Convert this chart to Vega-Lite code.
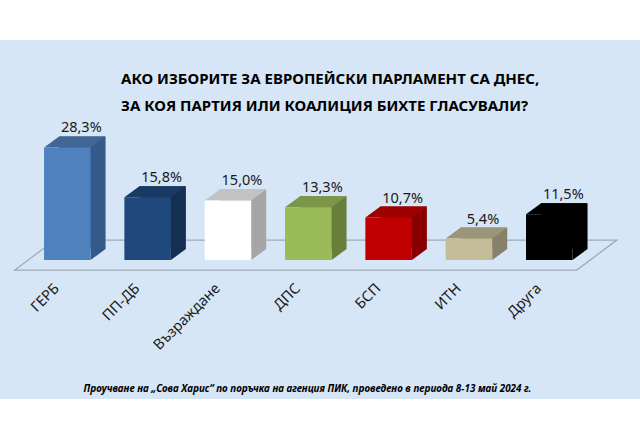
{
"$schema":"https://vega.github.io/schema/vega-lite/v6.json",
"width":640,"height":359,
"autosize":{"type":"none"},
"padding":{"left":0,"right":0,"top":40,"bottom":40},
"background":"#ffffff",
"view":{"fill":"#d6e6f6","stroke":null},
"title":{"text":["АКО ИЗБОРИТЕ ЗА ЕВРОПЕЙСКИ ПАРЛАМЕНТ СА ДНЕС,","ЗА КОЯ ПАРТИЯ ИЛИ КОАЛИЦИЯ БИХТЕ ГЛАСУВАЛИ?"],"anchor":"start","frame":"group","dx":121,"dy":81,"fontSize":15,"font":"Noto Sans","fontWeight":"bold","color":"#000000","lineHeight":27,"baseline":"middle","offset":0},
"data":{"values":[
{"party":"ГЕРБ","value":28.3,"label":"28,3%"},
{"party":"ПП-ДБ","value":15.8,"label":"15,8%"},
{"party":"Възраждане","value":15.0,"label":"15,0%"},
{"party":"ДПС","value":13.3,"label":"13,3%"},
{"party":"БСП","value":10.7,"label":"10,7%"},
{"party":"ИТН","value":5.4,"label":"5,4%"},
{"party":"Друга","value":11.5,"label":"11,5%"}
]},
"encoding":{
"x":{"field":"party","type":"nominal","sort":null,
"scale":{"domain":["ГЕРБ","ПП-ДБ","Възраждане","ДПС","БСП","ИТН","Друга"],"paddingInner":0.421,"paddingOuter":0.694,"align":0.395},
"axis":{"orient":"bottom","offset":-113,"domain":false,"ticks":false,"grid":false,"labelAngle":-45,"labelAlign":"right","labelBaseline":"middle","labelPadding":0,"labelOffset":-10,"labelFontSize":14.5,"labelFont":"Noto Sans","labelColor":"#1a1a1a","title":"Проучване на „Сова Харис“ по поръчка на агенция ПИК, проведено в периода 8-13 май 2024 г.","titleX":307,"titleY":102,"titleAlign":"center","titleBaseline":"middle","titleFont":"Noto Sans","titleFontSize":9.9,"titleFontWeight":"bold","titleFontStyle":"italic","titleColor":"#000000"}},
"y":{"field":"value","type":"quantitative","scale":{"domain":[-34.9,55.3],"nice":false,"zero":false},"axis":null}
},
"layer":[
{"data":{"values":[{"floor":0}]},
 "mark":{"type":"point","filled":false,"opacity":1,"size":4,"stroke":"#9fabb8","strokeWidth":1.3,"shape":"M-293.5 10L268.5 10L308.5 -20L-253.5 -20Z"},
 "encoding":{"x":{"datum":"ДПС"},"y":{"field":"floor","type":"quantitative"}}},
{"mark":{"type":"bar","xOffset":15,"x2Offset":15,"yOffset":-11,"y2Offset":-11},
 "encoding":{"y2":{"datum":0},"color":{"field":"party","type":"nominal","legend":null,"scale":{"domain":["ГЕРБ","ПП-ДБ","Възраждане","ДПС","БСП","ИТН","Друга"],"range":["#335a8a","#152f52","#a6a6a6","#687f3a","#8a0000","#86826a","#000000"]}}}},
{"mark":{"type":"point","filled":true,"opacity":1,"size":4,"strokeWidth":0,"shape":"M23.25 0L38.25 -11L23.25 -11Z"},
 "encoding":{"y":{"datum":0},"color":{"field":"party","type":"nominal","legend":null,"scale":{"domain":["ГЕРБ","ПП-ДБ","Възраждане","ДПС","БСП","ИТН","Друга"],"range":["#335a8a","#152f52","#a6a6a6","#687f3a","#8a0000","#86826a","#000000"]}}}},
{"mark":{"type":"point","filled":true,"opacity":1,"size":4,"strokeWidth":0,"shape":"M-23.25 0L23.25 0L38.25 -11L-8.25 -11Z"},
 "encoding":{"color":{"field":"party","type":"nominal","legend":null,"scale":{"domain":["ГЕРБ","ПП-ДБ","Възраждане","ДПС","БСП","ИТН","Друга"],"range":["#3f6695","#193a64","#c2c2c2","#7c9647","#9e0000","#9c9678","#000000"]}}}},
{"mark":{"type":"bar"},
 "encoding":{"y2":{"datum":0},"color":{"field":"party","type":"nominal","legend":null,"scale":{"domain":["ГЕРБ","ПП-ДБ","Възраждане","ДПС","БСП","ИТН","Друга"],"range":["#4f81bd","#1f497d","#ffffff","#9bbb59","#c00000","#c4bd97","#000000"]}}}},
{"mark":{"type":"text","dx":14,"dy":-19,"fontSize":14.5,"font":"Noto Sans","color":"#1a1a1a","baseline":"middle"},
 "encoding":{"text":{"field":"label","type":"nominal"}}}
],
"resolve":{"scale":{"color":"independent"}}
}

-=-=-=-=-

▶ **YOUR TASK**: Copy out each line word for word, please, skipping the images.

▶ **TASK RESULT**:
Convert this chart to Vega-Lite code.
{
"$schema":"https://vega.github.io/schema/vega-lite/v6.json",
"width":640,"height":359,
"autosize":{"type":"none"},
"padding":{"left":0,"right":0,"top":40,"bottom":40},
"background":"#ffffff",
"view":{"fill":"#d6e6f6","stroke":null},
"title":{"text":["АКО ИЗБОРИТЕ ЗА ЕВРОПЕЙСКИ ПАРЛАМЕНТ СА ДНЕС,","ЗА КОЯ ПАРТИЯ ИЛИ КОАЛИЦИЯ БИХТЕ ГЛАСУВАЛИ?"],"anchor":"start","frame":"group","dx":121,"dy":81,"fontSize":15,"font":"Noto Sans","fontWeight":"bold","color":"#000000","lineHeight":27,"baseline":"middle","offset":0},
"data":{"values":[
{"party":"ГЕРБ","value":28.3,"label":"28,3%"},
{"party":"ПП-ДБ","value":15.8,"label":"15,8%"},
{"party":"Възраждане","value":15.0,"label":"15,0%"},
{"party":"ДПС","value":13.3,"label":"13,3%"},
{"party":"БСП","value":10.7,"label":"10,7%"},
{"party":"ИТН","value":5.4,"label":"5,4%"},
{"party":"Друга","value":11.5,"label":"11,5%"}
]},
"encoding":{
"x":{"field":"party","type":"nominal","sort":null,
"scale":{"domain":["ГЕРБ","ПП-ДБ","Възраждане","ДПС","БСП","ИТН","Друга"],"paddingInner":0.421,"paddingOuter":0.694,"align":0.395},
"axis":{"orient":"bottom","offset":-113,"domain":false,"ticks":false,"grid":false,"labelAngle":-45,"labelAlign":"right","labelBaseline":"middle","labelPadding":0,"labelOffset":-10,"labelFontSize":14.5,"labelFont":"Noto Sans","labelColor":"#1a1a1a","title":"Проучване на „Сова Харис“ по поръчка на агенция ПИК, проведено в периода 8-13 май 2024 г.","titleX":307,"titleY":102,"titleAlign":"center","titleBaseline":"middle","titleFont":"Noto Sans","titleFontSize":9.9,"titleFontWeight":"bold","titleFontStyle":"italic","titleColor":"#000000"}},
"y":{"field":"value","type":"quantitative","scale":{"domain":[-34.9,55.3],"nice":false,"zero":false},"axis":null}
},
"layer":[
{"data":{"values":[{"floor":0}]},
 "mark":{"type":"point","filled":false,"opacity":1,"size":4,"stroke":"#9fabb8","strokeWidth":1.3,"shape":"M-293.5 10L268.5 10L308.5 -20L-253.5 -20Z"},
 "encoding":{"x":{"datum":"ДПС"},"y":{"field":"floor","type":"quantitative"}}},
{"mark":{"type":"bar","xOffset":15,"x2Offset":15,"yOffset":-11,"y2Offset":-11},
 "encoding":{"y2":{"datum":0},"color":{"field":"party","type":"nominal","legend":null,"scale":{"domain":["ГЕРБ","ПП-ДБ","Възраждане","ДПС","БСП","ИТН","Друга"],"range":["#335a8a","#152f52","#a6a6a6","#687f3a","#8a0000","#86826a","#000000"]}}}},
{"mark":{"type":"point","filled":true,"opacity":1,"size":4,"strokeWidth":0,"shape":"M23.25 0L38.25 -11L23.25 -11Z"},
 "encoding":{"y":{"datum":0},"color":{"field":"party","type":"nominal","legend":null,"scale":{"domain":["ГЕРБ","ПП-ДБ","Възраждане","ДПС","БСП","ИТН","Друга"],"range":["#335a8a","#152f52","#a6a6a6","#687f3a","#8a0000","#86826a","#000000"]}}}},
{"mark":{"type":"point","filled":true,"opacity":1,"size":4,"strokeWidth":0,"shape":"M-23.25 0L23.25 0L38.25 -11L-8.25 -11Z"},
 "encoding":{"color":{"field":"party","type":"nominal","legend":null,"scale":{"domain":["ГЕРБ","ПП-ДБ","Възраждане","ДПС","БСП","ИТН","Друга"],"range":["#3f6695","#193a64","#c2c2c2","#7c9647","#9e0000","#9c9678","#000000"]}}}},
{"mark":{"type":"bar"},
 "encoding":{"y2":{"datum":0},"color":{"field":"party","type":"nominal","legend":null,"scale":{"domain":["ГЕРБ","ПП-ДБ","Възраждане","ДПС","БСП","ИТН","Друга"],"range":["#4f81bd","#1f497d","#ffffff","#9bbb59","#c00000","#c4bd97","#000000"]}}}},
{"mark":{"type":"text","dx":14,"dy":-19,"fontSize":14.5,"font":"Noto Sans","color":"#1a1a1a","baseline":"middle"},
 "encoding":{"text":{"field":"label","type":"nominal"}}}
],
"resolve":{"scale":{"color":"independent"}}
}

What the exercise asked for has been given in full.